:: WORK TO COMPLETE ::
Quote, verbatim, all material below, without pictures.

:: INFORMATION PROVIDED ::
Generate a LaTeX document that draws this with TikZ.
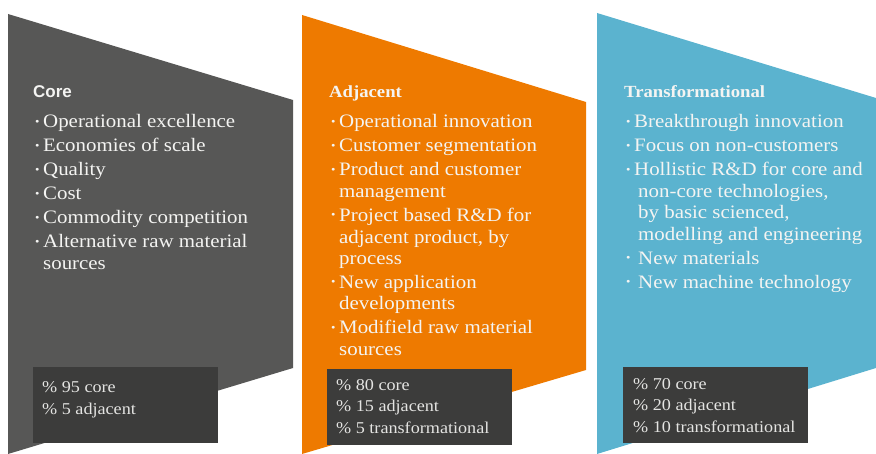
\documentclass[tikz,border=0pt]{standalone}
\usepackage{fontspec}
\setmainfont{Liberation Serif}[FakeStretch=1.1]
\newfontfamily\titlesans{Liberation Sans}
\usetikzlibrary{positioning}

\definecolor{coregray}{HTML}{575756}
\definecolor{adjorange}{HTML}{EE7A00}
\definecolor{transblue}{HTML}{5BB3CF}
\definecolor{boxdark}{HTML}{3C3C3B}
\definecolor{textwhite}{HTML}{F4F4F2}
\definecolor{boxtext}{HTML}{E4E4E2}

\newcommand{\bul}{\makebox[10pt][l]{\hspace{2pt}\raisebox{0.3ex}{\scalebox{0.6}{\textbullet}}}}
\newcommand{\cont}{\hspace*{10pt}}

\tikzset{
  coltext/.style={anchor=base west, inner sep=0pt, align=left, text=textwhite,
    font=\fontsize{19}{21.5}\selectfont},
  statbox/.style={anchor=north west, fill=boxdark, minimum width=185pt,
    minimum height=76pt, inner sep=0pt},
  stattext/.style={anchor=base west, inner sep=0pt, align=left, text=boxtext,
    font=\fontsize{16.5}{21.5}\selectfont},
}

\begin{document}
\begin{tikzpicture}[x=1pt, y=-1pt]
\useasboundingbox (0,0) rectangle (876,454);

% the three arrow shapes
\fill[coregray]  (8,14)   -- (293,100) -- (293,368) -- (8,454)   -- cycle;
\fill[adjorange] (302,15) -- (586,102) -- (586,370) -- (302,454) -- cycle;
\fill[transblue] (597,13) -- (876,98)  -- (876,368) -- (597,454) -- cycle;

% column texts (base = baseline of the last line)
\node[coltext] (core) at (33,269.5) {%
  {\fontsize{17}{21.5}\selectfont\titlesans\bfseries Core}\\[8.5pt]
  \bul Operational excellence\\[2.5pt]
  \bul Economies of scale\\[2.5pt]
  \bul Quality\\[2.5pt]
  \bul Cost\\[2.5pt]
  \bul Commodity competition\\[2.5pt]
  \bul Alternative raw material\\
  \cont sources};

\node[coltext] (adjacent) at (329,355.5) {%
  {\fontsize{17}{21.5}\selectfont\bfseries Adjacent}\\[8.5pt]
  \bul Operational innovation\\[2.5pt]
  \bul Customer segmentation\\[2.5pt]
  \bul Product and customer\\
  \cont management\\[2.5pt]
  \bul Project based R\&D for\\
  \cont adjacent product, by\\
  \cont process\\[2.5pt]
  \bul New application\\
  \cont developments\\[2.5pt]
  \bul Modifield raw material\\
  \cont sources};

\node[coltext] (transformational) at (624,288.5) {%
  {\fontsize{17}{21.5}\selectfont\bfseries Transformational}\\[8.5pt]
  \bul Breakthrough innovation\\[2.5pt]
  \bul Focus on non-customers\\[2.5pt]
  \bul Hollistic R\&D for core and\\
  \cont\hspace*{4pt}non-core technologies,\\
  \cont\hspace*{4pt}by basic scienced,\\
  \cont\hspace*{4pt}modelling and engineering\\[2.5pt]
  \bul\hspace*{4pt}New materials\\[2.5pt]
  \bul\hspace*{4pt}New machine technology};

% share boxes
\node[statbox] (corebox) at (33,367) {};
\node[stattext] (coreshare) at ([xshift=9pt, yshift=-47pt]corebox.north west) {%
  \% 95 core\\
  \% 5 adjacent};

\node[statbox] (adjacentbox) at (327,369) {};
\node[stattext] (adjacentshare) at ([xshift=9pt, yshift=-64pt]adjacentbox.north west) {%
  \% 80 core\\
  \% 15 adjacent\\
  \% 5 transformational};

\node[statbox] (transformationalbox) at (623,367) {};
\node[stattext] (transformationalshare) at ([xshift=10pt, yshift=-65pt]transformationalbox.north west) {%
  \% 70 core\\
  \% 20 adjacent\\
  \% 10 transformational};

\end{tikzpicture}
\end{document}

:: EXERCISE OUTPUT ::
Generate a LaTeX document that draws this with TikZ.
\documentclass[tikz,border=0pt]{standalone}
\usepackage{fontspec}
\setmainfont{Liberation Serif}[FakeStretch=1.1]
\newfontfamily\titlesans{Liberation Sans}
\usetikzlibrary{positioning}

\definecolor{coregray}{HTML}{575756}
\definecolor{adjorange}{HTML}{EE7A00}
\definecolor{transblue}{HTML}{5BB3CF}
\definecolor{boxdark}{HTML}{3C3C3B}
\definecolor{textwhite}{HTML}{F4F4F2}
\definecolor{boxtext}{HTML}{E4E4E2}

\newcommand{\bul}{\makebox[10pt][l]{\hspace{2pt}\raisebox{0.3ex}{\scalebox{0.6}{\textbullet}}}}
\newcommand{\cont}{\hspace*{10pt}}

\tikzset{
  coltext/.style={anchor=base west, inner sep=0pt, align=left, text=textwhite,
    font=\fontsize{19}{21.5}\selectfont},
  statbox/.style={anchor=north west, fill=boxdark, minimum width=185pt,
    minimum height=76pt, inner sep=0pt},
  stattext/.style={anchor=base west, inner sep=0pt, align=left, text=boxtext,
    font=\fontsize{16.5}{21.5}\selectfont},
}

\begin{document}
\begin{tikzpicture}[x=1pt, y=-1pt]
\useasboundingbox (0,0) rectangle (876,454);

% the three arrow shapes
\fill[coregray]  (8,14)   -- (293,100) -- (293,368) -- (8,454)   -- cycle;
\fill[adjorange] (302,15) -- (586,102) -- (586,370) -- (302,454) -- cycle;
\fill[transblue] (597,13) -- (876,98)  -- (876,368) -- (597,454) -- cycle;

% column texts (base = baseline of the last line)
\node[coltext] (core) at (33,269.5) {%
  {\fontsize{17}{21.5}\selectfont\titlesans\bfseries Core}\\[8.5pt]
  \bul Operational excellence\\[2.5pt]
  \bul Economies of scale\\[2.5pt]
  \bul Quality\\[2.5pt]
  \bul Cost\\[2.5pt]
  \bul Commodity competition\\[2.5pt]
  \bul Alternative raw material\\
  \cont sources};

\node[coltext] (adjacent) at (329,355.5) {%
  {\fontsize{17}{21.5}\selectfont\bfseries Adjacent}\\[8.5pt]
  \bul Operational innovation\\[2.5pt]
  \bul Customer segmentation\\[2.5pt]
  \bul Product and customer\\
  \cont management\\[2.5pt]
  \bul Project based R\&D for\\
  \cont adjacent product, by\\
  \cont process\\[2.5pt]
  \bul New application\\
  \cont developments\\[2.5pt]
  \bul Modifield raw material\\
  \cont sources};

\node[coltext] (transformational) at (624,288.5) {%
  {\fontsize{17}{21.5}\selectfont\bfseries Transformational}\\[8.5pt]
  \bul Breakthrough innovation\\[2.5pt]
  \bul Focus on non-customers\\[2.5pt]
  \bul Hollistic R\&D for core and\\
  \cont\hspace*{4pt}non-core technologies,\\
  \cont\hspace*{4pt}by basic scienced,\\
  \cont\hspace*{4pt}modelling and engineering\\[2.5pt]
  \bul\hspace*{4pt}New materials\\[2.5pt]
  \bul\hspace*{4pt}New machine technology};

% share boxes
\node[statbox] (corebox) at (33,367) {};
\node[stattext] (coreshare) at ([xshift=9pt, yshift=-47pt]corebox.north west) {%
  \% 95 core\\
  \% 5 adjacent};

\node[statbox] (adjacentbox) at (327,369) {};
\node[stattext] (adjacentshare) at ([xshift=9pt, yshift=-64pt]adjacentbox.north west) {%
  \% 80 core\\
  \% 15 adjacent\\
  \% 5 transformational};

\node[statbox] (transformationalbox) at (623,367) {};
\node[stattext] (transformationalshare) at ([xshift=10pt, yshift=-65pt]transformationalbox.north west) {%
  \% 70 core\\
  \% 20 adjacent\\
  \% 10 transformational};

\end{tikzpicture}
\end{document}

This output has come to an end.